### DATA
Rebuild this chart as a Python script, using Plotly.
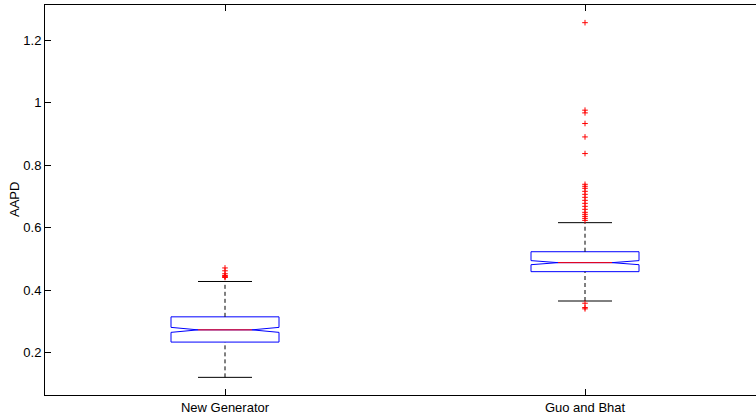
import plotly.graph_objects as go

categories = ["New Generator", "Guo and Bhat"]
q1 = [0.2346, 0.4597]
median = [0.2737, 0.4885]
q3 = [0.3153, 0.5234]
whisker_low = [0.1219, 0.3659]
whisker_high = [0.4283, 0.6163]
notch_span = [0.008, 0.0065]

outliers_new = [0.4716, 0.4625, 0.4530, 0.4475, 0.4450, 0.4430, 0.4411]
outliers_guo = [1.2555, 0.9759, 0.9672, 0.9333, 0.8904, 0.8372,
                0.7389, 0.7325, 0.7261, 0.7165, 0.7069, 0.6973, 0.6877,
                0.6781, 0.6685, 0.6589, 0.6493, 0.6429, 0.6364, 0.6300, 0.6236,
                0.3588, 0.3450, 0.3409]
outliers = [outliers_new, outliers_guo]

y_ticks = [0.2, 0.4, 0.6, 0.8, 1.0, 1.2]
y_ticktext = ["0.2", "0.4", "0.6", "0.8", "1", "1.2"]
y_label = "AAPD"

positions = list(range(1, len(categories) + 1))
box_width = 0.3
half = box_width / 2
notch_half = half * 0.5
cap_half = half * 0.5

FONT = "Liberation Sans, Arial, Helvetica, sans-serif"

fig = go.Figure()

# blue notched boxes
fig.add_trace(go.Box(
    x=positions, q1=q1, median=median, q3=q3,
    lowerfence=q1, upperfence=q3, notchspan=notch_span,
    notched=True, notchwidth=0.25, width=box_width, whiskerwidth=0,
    boxpoints=False, fillcolor="rgba(0,0,0,0)",
    line=dict(color="#0000ff", width=1), showlegend=False, hoverinfo="skip"))

# dashed whiskers
wx, wy = [], []
for p, lo, a, b, hi in zip(positions, whisker_low, q1, q3, whisker_high):
    wx += [p, p, None, p, p, None]
    wy += [lo, a, None, b, hi, None]
fig.add_trace(go.Scatter(x=wx, y=wy, mode="lines",
                         line=dict(color="black", width=1, dash="4px,3px"),
                         showlegend=False, hoverinfo="skip"))

# whisker caps
cx, cy = [], []
for p, lo, hi in zip(positions, whisker_low, whisker_high):
    cx += [p - cap_half, p + cap_half, None, p - cap_half, p + cap_half, None]
    cy += [lo, lo, None, hi, hi, None]
fig.add_trace(go.Scatter(x=cx, y=cy, mode="lines",
                         line=dict(color="black", width=1),
                         showlegend=False, hoverinfo="skip"))

# red medians
mx, my = [], []
for p, m in zip(positions, median):
    mx += [p - notch_half, p + notch_half, None]
    my += [m, m, None]
fig.add_trace(go.Scatter(x=mx, y=my, mode="lines",
                         line=dict(color="#ff0000", width=1),
                         showlegend=False, hoverinfo="skip"))

# outliers
ox, oy = [], []
for p, vals in zip(positions, outliers):
    ox += [p] * len(vals)
    oy += vals
fig.add_trace(go.Scatter(x=ox, y=oy, mode="markers",
                         marker=dict(symbol="cross-thin", size=4,
                                     line=dict(color="#ff0000", width=1)),
                         showlegend=False, hoverinfo="skip"))

fig.update_layout(
    width=756, height=418,
    margin=dict(l=45, r=0, t=5, b=23),
    paper_bgcolor="white", plot_bgcolor="white",
    font=dict(family=FONT, size=13, color="black"),
    xaxis=dict(range=[0.5, 0.5 + 711 / 360], tickvals=positions, ticktext=categories,
               ticks="inside", ticklen=6, tickcolor="black", tickwidth=1,
               showline=True, linecolor="black", linewidth=1, mirror="ticks",
               showgrid=False, zeroline=False),
    yaxis=dict(range=[0.0655, 1.312], tickvals=y_ticks, ticktext=y_ticktext,
               ticks="inside", ticklen=6, tickcolor="black", tickwidth=1,
               showline=True, linecolor="black", linewidth=1, mirror=False,
               showgrid=False, zeroline=False),
    annotations=[dict(text=y_label, xref="paper", yref="paper",
                      x=-31 / 711, y=0.5, xanchor="center", yanchor="middle",
                      textangle=-90, showarrow=False,
                      font=dict(family=FONT, size=13, color="black"))],
)

fig.write_html("out.html")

### WHAT YOU HAVE TO DO
Each line above is to be copied verbatim. Drop any image from the copy.

### THE COMPLETED TASK
Rebuild this chart as a Python script, using Plotly.
import plotly.graph_objects as go

categories = ["New Generator", "Guo and Bhat"]
q1 = [0.2346, 0.4597]
median = [0.2737, 0.4885]
q3 = [0.3153, 0.5234]
whisker_low = [0.1219, 0.3659]
whisker_high = [0.4283, 0.6163]
notch_span = [0.008, 0.0065]

outliers_new = [0.4716, 0.4625, 0.4530, 0.4475, 0.4450, 0.4430, 0.4411]
outliers_guo = [1.2555, 0.9759, 0.9672, 0.9333, 0.8904, 0.8372,
                0.7389, 0.7325, 0.7261, 0.7165, 0.7069, 0.6973, 0.6877,
                0.6781, 0.6685, 0.6589, 0.6493, 0.6429, 0.6364, 0.6300, 0.6236,
                0.3588, 0.3450, 0.3409]
outliers = [outliers_new, outliers_guo]

y_ticks = [0.2, 0.4, 0.6, 0.8, 1.0, 1.2]
y_ticktext = ["0.2", "0.4", "0.6", "0.8", "1", "1.2"]
y_label = "AAPD"

positions = list(range(1, len(categories) + 1))
box_width = 0.3
half = box_width / 2
notch_half = half * 0.5
cap_half = half * 0.5

FONT = "Liberation Sans, Arial, Helvetica, sans-serif"

fig = go.Figure()

# blue notched boxes
fig.add_trace(go.Box(
    x=positions, q1=q1, median=median, q3=q3,
    lowerfence=q1, upperfence=q3, notchspan=notch_span,
    notched=True, notchwidth=0.25, width=box_width, whiskerwidth=0,
    boxpoints=False, fillcolor="rgba(0,0,0,0)",
    line=dict(color="#0000ff", width=1), showlegend=False, hoverinfo="skip"))

# dashed whiskers
wx, wy = [], []
for p, lo, a, b, hi in zip(positions, whisker_low, q1, q3, whisker_high):
    wx += [p, p, None, p, p, None]
    wy += [lo, a, None, b, hi, None]
fig.add_trace(go.Scatter(x=wx, y=wy, mode="lines",
                         line=dict(color="black", width=1, dash="4px,3px"),
                         showlegend=False, hoverinfo="skip"))

# whisker caps
cx, cy = [], []
for p, lo, hi in zip(positions, whisker_low, whisker_high):
    cx += [p - cap_half, p + cap_half, None, p - cap_half, p + cap_half, None]
    cy += [lo, lo, None, hi, hi, None]
fig.add_trace(go.Scatter(x=cx, y=cy, mode="lines",
                         line=dict(color="black", width=1),
                         showlegend=False, hoverinfo="skip"))

# red medians
mx, my = [], []
for p, m in zip(positions, median):
    mx += [p - notch_half, p + notch_half, None]
    my += [m, m, None]
fig.add_trace(go.Scatter(x=mx, y=my, mode="lines",
                         line=dict(color="#ff0000", width=1),
                         showlegend=False, hoverinfo="skip"))

# outliers
ox, oy = [], []
for p, vals in zip(positions, outliers):
    ox += [p] * len(vals)
    oy += vals
fig.add_trace(go.Scatter(x=ox, y=oy, mode="markers",
                         marker=dict(symbol="cross-thin", size=4,
                                     line=dict(color="#ff0000", width=1)),
                         showlegend=False, hoverinfo="skip"))

fig.update_layout(
    width=756, height=418,
    margin=dict(l=45, r=0, t=5, b=23),
    paper_bgcolor="white", plot_bgcolor="white",
    font=dict(family=FONT, size=13, color="black"),
    xaxis=dict(range=[0.5, 0.5 + 711 / 360], tickvals=positions, ticktext=categories,
               ticks="inside", ticklen=6, tickcolor="black", tickwidth=1,
               showline=True, linecolor="black", linewidth=1, mirror="ticks",
               showgrid=False, zeroline=False),
    yaxis=dict(range=[0.0655, 1.312], tickvals=y_ticks, ticktext=y_ticktext,
               ticks="inside", ticklen=6, tickcolor="black", tickwidth=1,
               showline=True, linecolor="black", linewidth=1, mirror=False,
               showgrid=False, zeroline=False),
    annotations=[dict(text=y_label, xref="paper", yref="paper",
                      x=-31 / 711, y=0.5, xanchor="center", yanchor="middle",
                      textangle=-90, showarrow=False,
                      font=dict(family=FONT, size=13, color="black"))],
)

fig.write_html("out.html")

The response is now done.